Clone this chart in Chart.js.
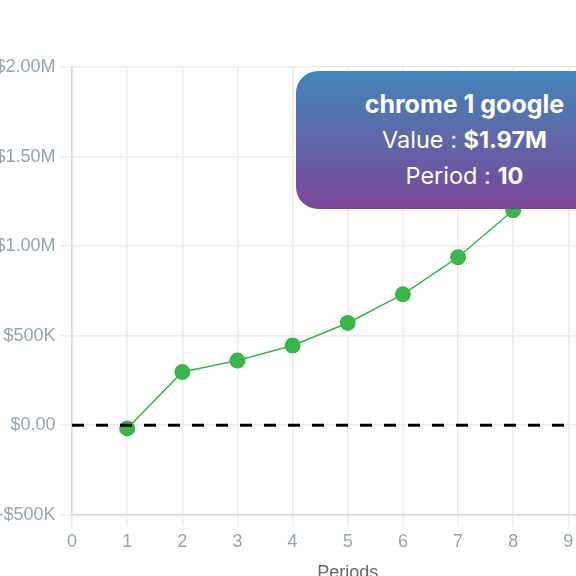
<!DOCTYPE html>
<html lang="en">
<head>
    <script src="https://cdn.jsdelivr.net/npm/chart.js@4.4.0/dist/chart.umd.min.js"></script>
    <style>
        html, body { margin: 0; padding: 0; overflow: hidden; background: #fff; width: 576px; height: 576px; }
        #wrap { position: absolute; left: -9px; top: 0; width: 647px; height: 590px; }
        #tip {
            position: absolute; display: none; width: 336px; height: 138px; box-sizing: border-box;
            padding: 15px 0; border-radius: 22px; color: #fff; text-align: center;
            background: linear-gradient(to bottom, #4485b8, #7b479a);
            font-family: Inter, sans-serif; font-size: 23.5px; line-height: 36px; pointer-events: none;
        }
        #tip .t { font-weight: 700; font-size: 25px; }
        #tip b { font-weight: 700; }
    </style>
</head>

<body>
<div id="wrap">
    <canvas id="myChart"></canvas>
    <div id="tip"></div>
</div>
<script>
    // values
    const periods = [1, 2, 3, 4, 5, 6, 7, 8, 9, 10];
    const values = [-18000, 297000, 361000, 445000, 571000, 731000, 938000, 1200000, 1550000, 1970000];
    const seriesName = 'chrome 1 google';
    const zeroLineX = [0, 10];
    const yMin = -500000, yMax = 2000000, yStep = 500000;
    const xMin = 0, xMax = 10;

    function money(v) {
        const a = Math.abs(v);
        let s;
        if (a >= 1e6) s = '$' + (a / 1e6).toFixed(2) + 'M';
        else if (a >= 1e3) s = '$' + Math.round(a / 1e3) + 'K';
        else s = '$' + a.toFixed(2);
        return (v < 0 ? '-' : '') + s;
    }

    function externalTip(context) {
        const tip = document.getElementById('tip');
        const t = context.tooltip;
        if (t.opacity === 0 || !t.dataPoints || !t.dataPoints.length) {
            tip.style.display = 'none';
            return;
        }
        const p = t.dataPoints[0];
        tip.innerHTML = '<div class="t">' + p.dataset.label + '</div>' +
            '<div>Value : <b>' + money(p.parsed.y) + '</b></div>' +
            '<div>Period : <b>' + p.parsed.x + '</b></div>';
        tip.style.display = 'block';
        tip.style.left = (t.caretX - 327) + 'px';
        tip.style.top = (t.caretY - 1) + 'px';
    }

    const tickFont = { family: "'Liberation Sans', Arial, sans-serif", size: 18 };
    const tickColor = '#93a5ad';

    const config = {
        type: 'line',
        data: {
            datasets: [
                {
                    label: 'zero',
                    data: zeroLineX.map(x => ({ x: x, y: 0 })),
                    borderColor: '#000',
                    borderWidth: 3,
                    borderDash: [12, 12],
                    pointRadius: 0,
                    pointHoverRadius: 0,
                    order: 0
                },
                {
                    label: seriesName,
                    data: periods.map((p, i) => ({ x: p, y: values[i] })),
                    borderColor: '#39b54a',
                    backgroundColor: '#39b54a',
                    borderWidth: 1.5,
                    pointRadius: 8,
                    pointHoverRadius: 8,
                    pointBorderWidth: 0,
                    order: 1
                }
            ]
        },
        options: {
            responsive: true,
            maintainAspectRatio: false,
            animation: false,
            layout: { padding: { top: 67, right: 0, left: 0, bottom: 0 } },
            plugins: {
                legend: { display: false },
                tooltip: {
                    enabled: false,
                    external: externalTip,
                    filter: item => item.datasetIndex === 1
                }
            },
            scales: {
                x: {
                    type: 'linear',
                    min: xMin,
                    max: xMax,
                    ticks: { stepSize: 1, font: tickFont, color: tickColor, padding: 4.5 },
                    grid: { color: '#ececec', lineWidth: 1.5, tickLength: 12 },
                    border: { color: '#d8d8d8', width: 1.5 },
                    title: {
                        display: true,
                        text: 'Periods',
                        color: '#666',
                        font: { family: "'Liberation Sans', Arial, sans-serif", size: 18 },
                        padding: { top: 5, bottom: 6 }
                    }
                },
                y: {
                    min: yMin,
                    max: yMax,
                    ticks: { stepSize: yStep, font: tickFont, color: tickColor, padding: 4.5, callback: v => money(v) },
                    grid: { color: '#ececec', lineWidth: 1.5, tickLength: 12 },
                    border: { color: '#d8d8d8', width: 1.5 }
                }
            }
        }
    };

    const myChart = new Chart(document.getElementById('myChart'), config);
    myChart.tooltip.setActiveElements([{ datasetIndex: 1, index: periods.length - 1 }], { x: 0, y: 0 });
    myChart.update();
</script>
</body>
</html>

___

→ THE PROBLEM: Would you return the data exactly as written, without the pictures?

→ EXERCISE SOLUTION:
Clone this chart in Chart.js.
<!DOCTYPE html>
<html lang="en">
<head>
    <script src="https://cdn.jsdelivr.net/npm/chart.js@4.4.0/dist/chart.umd.min.js"></script>
    <style>
        html, body { margin: 0; padding: 0; overflow: hidden; background: #fff; width: 576px; height: 576px; }
        #wrap { position: absolute; left: -9px; top: 0; width: 647px; height: 590px; }
        #tip {
            position: absolute; display: none; width: 336px; height: 138px; box-sizing: border-box;
            padding: 15px 0; border-radius: 22px; color: #fff; text-align: center;
            background: linear-gradient(to bottom, #4485b8, #7b479a);
            font-family: Inter, sans-serif; font-size: 23.5px; line-height: 36px; pointer-events: none;
        }
        #tip .t { font-weight: 700; font-size: 25px; }
        #tip b { font-weight: 700; }
    </style>
</head>

<body>
<div id="wrap">
    <canvas id="myChart"></canvas>
    <div id="tip"></div>
</div>
<script>
    // values
    const periods = [1, 2, 3, 4, 5, 6, 7, 8, 9, 10];
    const values = [-18000, 297000, 361000, 445000, 571000, 731000, 938000, 1200000, 1550000, 1970000];
    const seriesName = 'chrome 1 google';
    const zeroLineX = [0, 10];
    const yMin = -500000, yMax = 2000000, yStep = 500000;
    const xMin = 0, xMax = 10;

    function money(v) {
        const a = Math.abs(v);
        let s;
        if (a >= 1e6) s = '$' + (a / 1e6).toFixed(2) + 'M';
        else if (a >= 1e3) s = '$' + Math.round(a / 1e3) + 'K';
        else s = '$' + a.toFixed(2);
        return (v < 0 ? '-' : '') + s;
    }

    function externalTip(context) {
        const tip = document.getElementById('tip');
        const t = context.tooltip;
        if (t.opacity === 0 || !t.dataPoints || !t.dataPoints.length) {
            tip.style.display = 'none';
            return;
        }
        const p = t.dataPoints[0];
        tip.innerHTML = '<div class="t">' + p.dataset.label + '</div>' +
            '<div>Value : <b>' + money(p.parsed.y) + '</b></div>' +
            '<div>Period : <b>' + p.parsed.x + '</b></div>';
        tip.style.display = 'block';
        tip.style.left = (t.caretX - 327) + 'px';
        tip.style.top = (t.caretY - 1) + 'px';
    }

    const tickFont = { family: "'Liberation Sans', Arial, sans-serif", size: 18 };
    const tickColor = '#93a5ad';

    const config = {
        type: 'line',
        data: {
            datasets: [
                {
                    label: 'zero',
                    data: zeroLineX.map(x => ({ x: x, y: 0 })),
                    borderColor: '#000',
                    borderWidth: 3,
                    borderDash: [12, 12],
                    pointRadius: 0,
                    pointHoverRadius: 0,
                    order: 0
                },
                {
                    label: seriesName,
                    data: periods.map((p, i) => ({ x: p, y: values[i] })),
                    borderColor: '#39b54a',
                    backgroundColor: '#39b54a',
                    borderWidth: 1.5,
                    pointRadius: 8,
                    pointHoverRadius: 8,
                    pointBorderWidth: 0,
                    order: 1
                }
            ]
        },
        options: {
            responsive: true,
            maintainAspectRatio: false,
            animation: false,
            layout: { padding: { top: 67, right: 0, left: 0, bottom: 0 } },
            plugins: {
                legend: { display: false },
                tooltip: {
                    enabled: false,
                    external: externalTip,
                    filter: item => item.datasetIndex === 1
                }
            },
            scales: {
                x: {
                    type: 'linear',
                    min: xMin,
                    max: xMax,
                    ticks: { stepSize: 1, font: tickFont, color: tickColor, padding: 4.5 },
                    grid: { color: '#ececec', lineWidth: 1.5, tickLength: 12 },
                    border: { color: '#d8d8d8', width: 1.5 },
                    title: {
                        display: true,
                        text: 'Periods',
                        color: '#666',
                        font: { family: "'Liberation Sans', Arial, sans-serif", size: 18 },
                        padding: { top: 5, bottom: 6 }
                    }
                },
                y: {
                    min: yMin,
                    max: yMax,
                    ticks: { stepSize: yStep, font: tickFont, color: tickColor, padding: 4.5, callback: v => money(v) },
                    grid: { color: '#ececec', lineWidth: 1.5, tickLength: 12 },
                    border: { color: '#d8d8d8', width: 1.5 }
                }
            }
        }
    };

    const myChart = new Chart(document.getElementById('myChart'), config);
    myChart.tooltip.setActiveElements([{ datasetIndex: 1, index: periods.length - 1 }], { x: 0, y: 0 });
    myChart.update();
</script>
</body>
</html>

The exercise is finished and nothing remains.